To do: Your job is to retype all of the data word for word, leaving every image out.

Provided material:

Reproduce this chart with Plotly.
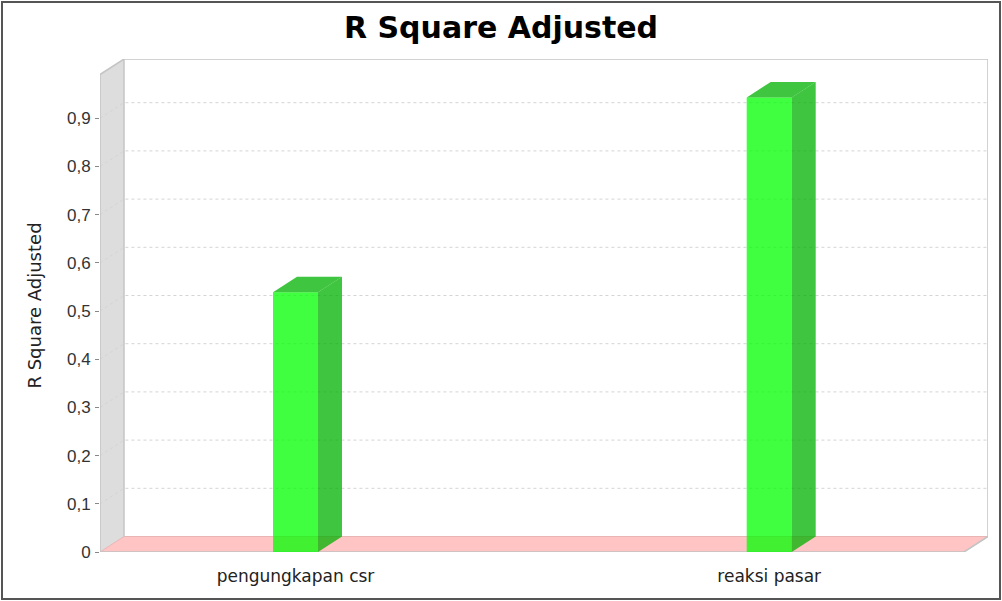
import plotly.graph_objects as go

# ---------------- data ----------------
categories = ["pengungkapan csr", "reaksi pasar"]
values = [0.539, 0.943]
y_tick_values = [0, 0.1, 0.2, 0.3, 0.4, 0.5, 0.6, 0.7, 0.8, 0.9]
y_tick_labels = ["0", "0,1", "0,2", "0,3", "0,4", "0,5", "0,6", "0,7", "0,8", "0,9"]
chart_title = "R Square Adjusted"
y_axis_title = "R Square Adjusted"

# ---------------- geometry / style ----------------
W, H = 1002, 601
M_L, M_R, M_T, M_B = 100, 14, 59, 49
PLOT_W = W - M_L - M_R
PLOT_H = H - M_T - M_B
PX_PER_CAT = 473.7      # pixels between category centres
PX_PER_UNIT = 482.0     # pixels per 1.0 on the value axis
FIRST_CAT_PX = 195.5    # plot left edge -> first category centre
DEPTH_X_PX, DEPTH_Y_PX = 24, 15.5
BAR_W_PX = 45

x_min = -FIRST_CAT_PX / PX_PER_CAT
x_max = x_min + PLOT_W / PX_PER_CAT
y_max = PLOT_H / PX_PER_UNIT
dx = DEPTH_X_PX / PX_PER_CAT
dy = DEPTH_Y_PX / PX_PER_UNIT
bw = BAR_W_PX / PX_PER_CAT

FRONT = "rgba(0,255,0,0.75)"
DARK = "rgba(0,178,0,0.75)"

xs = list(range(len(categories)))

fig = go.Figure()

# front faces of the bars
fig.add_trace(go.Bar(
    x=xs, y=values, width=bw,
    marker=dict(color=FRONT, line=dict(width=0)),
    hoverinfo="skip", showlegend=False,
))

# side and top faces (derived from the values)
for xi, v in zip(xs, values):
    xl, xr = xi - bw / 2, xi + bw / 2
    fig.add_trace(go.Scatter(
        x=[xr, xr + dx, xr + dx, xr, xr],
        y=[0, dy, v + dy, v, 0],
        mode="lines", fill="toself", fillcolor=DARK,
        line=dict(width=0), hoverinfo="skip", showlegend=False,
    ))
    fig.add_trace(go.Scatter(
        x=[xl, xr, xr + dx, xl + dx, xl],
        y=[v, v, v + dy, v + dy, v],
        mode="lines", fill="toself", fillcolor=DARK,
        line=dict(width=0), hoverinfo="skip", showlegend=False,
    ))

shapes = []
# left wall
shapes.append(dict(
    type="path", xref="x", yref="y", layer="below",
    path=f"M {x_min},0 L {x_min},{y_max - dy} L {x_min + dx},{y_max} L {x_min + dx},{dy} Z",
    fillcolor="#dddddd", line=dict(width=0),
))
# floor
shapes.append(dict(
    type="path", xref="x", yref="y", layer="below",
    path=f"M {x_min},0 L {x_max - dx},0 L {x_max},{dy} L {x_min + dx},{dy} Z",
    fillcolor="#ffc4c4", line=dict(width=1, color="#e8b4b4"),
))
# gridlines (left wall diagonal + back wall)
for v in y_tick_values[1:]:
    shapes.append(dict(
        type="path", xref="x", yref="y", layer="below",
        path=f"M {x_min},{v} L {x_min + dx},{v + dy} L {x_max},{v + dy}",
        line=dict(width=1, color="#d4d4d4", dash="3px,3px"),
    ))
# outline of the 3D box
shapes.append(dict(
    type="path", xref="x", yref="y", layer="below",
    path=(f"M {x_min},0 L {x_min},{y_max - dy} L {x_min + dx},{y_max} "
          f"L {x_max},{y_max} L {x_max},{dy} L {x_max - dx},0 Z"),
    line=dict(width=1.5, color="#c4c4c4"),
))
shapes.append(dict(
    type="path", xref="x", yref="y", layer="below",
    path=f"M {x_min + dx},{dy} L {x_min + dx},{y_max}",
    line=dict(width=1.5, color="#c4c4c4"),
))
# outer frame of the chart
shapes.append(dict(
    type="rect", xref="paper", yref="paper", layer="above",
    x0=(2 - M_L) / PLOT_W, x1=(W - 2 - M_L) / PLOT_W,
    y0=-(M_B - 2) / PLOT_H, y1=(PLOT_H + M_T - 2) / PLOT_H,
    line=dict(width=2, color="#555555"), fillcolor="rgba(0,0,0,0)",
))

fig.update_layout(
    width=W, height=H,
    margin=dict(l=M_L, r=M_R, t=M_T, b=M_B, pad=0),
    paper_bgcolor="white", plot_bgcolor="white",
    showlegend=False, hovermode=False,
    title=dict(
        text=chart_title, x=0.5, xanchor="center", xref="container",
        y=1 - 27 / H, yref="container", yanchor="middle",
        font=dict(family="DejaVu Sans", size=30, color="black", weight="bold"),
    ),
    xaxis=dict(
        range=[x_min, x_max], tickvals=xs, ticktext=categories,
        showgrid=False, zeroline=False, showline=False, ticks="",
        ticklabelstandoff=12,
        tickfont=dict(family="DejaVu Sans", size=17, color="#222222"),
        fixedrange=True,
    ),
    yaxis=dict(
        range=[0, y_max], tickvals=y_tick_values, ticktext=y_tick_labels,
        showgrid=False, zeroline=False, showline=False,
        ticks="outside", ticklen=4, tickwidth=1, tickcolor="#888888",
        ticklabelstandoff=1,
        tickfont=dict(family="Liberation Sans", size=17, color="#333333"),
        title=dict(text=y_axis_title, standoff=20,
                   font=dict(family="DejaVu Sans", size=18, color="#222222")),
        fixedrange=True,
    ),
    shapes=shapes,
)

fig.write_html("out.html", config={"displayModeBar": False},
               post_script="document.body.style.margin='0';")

The output:
Reproduce this chart with Plotly.
import plotly.graph_objects as go

# ---------------- data ----------------
categories = ["pengungkapan csr", "reaksi pasar"]
values = [0.539, 0.943]
y_tick_values = [0, 0.1, 0.2, 0.3, 0.4, 0.5, 0.6, 0.7, 0.8, 0.9]
y_tick_labels = ["0", "0,1", "0,2", "0,3", "0,4", "0,5", "0,6", "0,7", "0,8", "0,9"]
chart_title = "R Square Adjusted"
y_axis_title = "R Square Adjusted"

# ---------------- geometry / style ----------------
W, H = 1002, 601
M_L, M_R, M_T, M_B = 100, 14, 59, 49
PLOT_W = W - M_L - M_R
PLOT_H = H - M_T - M_B
PX_PER_CAT = 473.7      # pixels between category centres
PX_PER_UNIT = 482.0     # pixels per 1.0 on the value axis
FIRST_CAT_PX = 195.5    # plot left edge -> first category centre
DEPTH_X_PX, DEPTH_Y_PX = 24, 15.5
BAR_W_PX = 45

x_min = -FIRST_CAT_PX / PX_PER_CAT
x_max = x_min + PLOT_W / PX_PER_CAT
y_max = PLOT_H / PX_PER_UNIT
dx = DEPTH_X_PX / PX_PER_CAT
dy = DEPTH_Y_PX / PX_PER_UNIT
bw = BAR_W_PX / PX_PER_CAT

FRONT = "rgba(0,255,0,0.75)"
DARK = "rgba(0,178,0,0.75)"

xs = list(range(len(categories)))

fig = go.Figure()

# front faces of the bars
fig.add_trace(go.Bar(
    x=xs, y=values, width=bw,
    marker=dict(color=FRONT, line=dict(width=0)),
    hoverinfo="skip", showlegend=False,
))

# side and top faces (derived from the values)
for xi, v in zip(xs, values):
    xl, xr = xi - bw / 2, xi + bw / 2
    fig.add_trace(go.Scatter(
        x=[xr, xr + dx, xr + dx, xr, xr],
        y=[0, dy, v + dy, v, 0],
        mode="lines", fill="toself", fillcolor=DARK,
        line=dict(width=0), hoverinfo="skip", showlegend=False,
    ))
    fig.add_trace(go.Scatter(
        x=[xl, xr, xr + dx, xl + dx, xl],
        y=[v, v, v + dy, v + dy, v],
        mode="lines", fill="toself", fillcolor=DARK,
        line=dict(width=0), hoverinfo="skip", showlegend=False,
    ))

shapes = []
# left wall
shapes.append(dict(
    type="path", xref="x", yref="y", layer="below",
    path=f"M {x_min},0 L {x_min},{y_max - dy} L {x_min + dx},{y_max} L {x_min + dx},{dy} Z",
    fillcolor="#dddddd", line=dict(width=0),
))
# floor
shapes.append(dict(
    type="path", xref="x", yref="y", layer="below",
    path=f"M {x_min},0 L {x_max - dx},0 L {x_max},{dy} L {x_min + dx},{dy} Z",
    fillcolor="#ffc4c4", line=dict(width=1, color="#e8b4b4"),
))
# gridlines (left wall diagonal + back wall)
for v in y_tick_values[1:]:
    shapes.append(dict(
        type="path", xref="x", yref="y", layer="below",
        path=f"M {x_min},{v} L {x_min + dx},{v + dy} L {x_max},{v + dy}",
        line=dict(width=1, color="#d4d4d4", dash="3px,3px"),
    ))
# outline of the 3D box
shapes.append(dict(
    type="path", xref="x", yref="y", layer="below",
    path=(f"M {x_min},0 L {x_min},{y_max - dy} L {x_min + dx},{y_max} "
          f"L {x_max},{y_max} L {x_max},{dy} L {x_max - dx},0 Z"),
    line=dict(width=1.5, color="#c4c4c4"),
))
shapes.append(dict(
    type="path", xref="x", yref="y", layer="below",
    path=f"M {x_min + dx},{dy} L {x_min + dx},{y_max}",
    line=dict(width=1.5, color="#c4c4c4"),
))
# outer frame of the chart
shapes.append(dict(
    type="rect", xref="paper", yref="paper", layer="above",
    x0=(2 - M_L) / PLOT_W, x1=(W - 2 - M_L) / PLOT_W,
    y0=-(M_B - 2) / PLOT_H, y1=(PLOT_H + M_T - 2) / PLOT_H,
    line=dict(width=2, color="#555555"), fillcolor="rgba(0,0,0,0)",
))

fig.update_layout(
    width=W, height=H,
    margin=dict(l=M_L, r=M_R, t=M_T, b=M_B, pad=0),
    paper_bgcolor="white", plot_bgcolor="white",
    showlegend=False, hovermode=False,
    title=dict(
        text=chart_title, x=0.5, xanchor="center", xref="container",
        y=1 - 27 / H, yref="container", yanchor="middle",
        font=dict(family="DejaVu Sans", size=30, color="black", weight="bold"),
    ),
    xaxis=dict(
        range=[x_min, x_max], tickvals=xs, ticktext=categories,
        showgrid=False, zeroline=False, showline=False, ticks="",
        ticklabelstandoff=12,
        tickfont=dict(family="DejaVu Sans", size=17, color="#222222"),
        fixedrange=True,
    ),
    yaxis=dict(
        range=[0, y_max], tickvals=y_tick_values, ticktext=y_tick_labels,
        showgrid=False, zeroline=False, showline=False,
        ticks="outside", ticklen=4, tickwidth=1, tickcolor="#888888",
        ticklabelstandoff=1,
        tickfont=dict(family="Liberation Sans", size=17, color="#333333"),
        title=dict(text=y_axis_title, standoff=20,
                   font=dict(family="DejaVu Sans", size=18, color="#222222")),
        fixedrange=True,
    ),
    shapes=shapes,
)

fig.write_html("out.html", config={"displayModeBar": False},
               post_script="document.body.style.margin='0';")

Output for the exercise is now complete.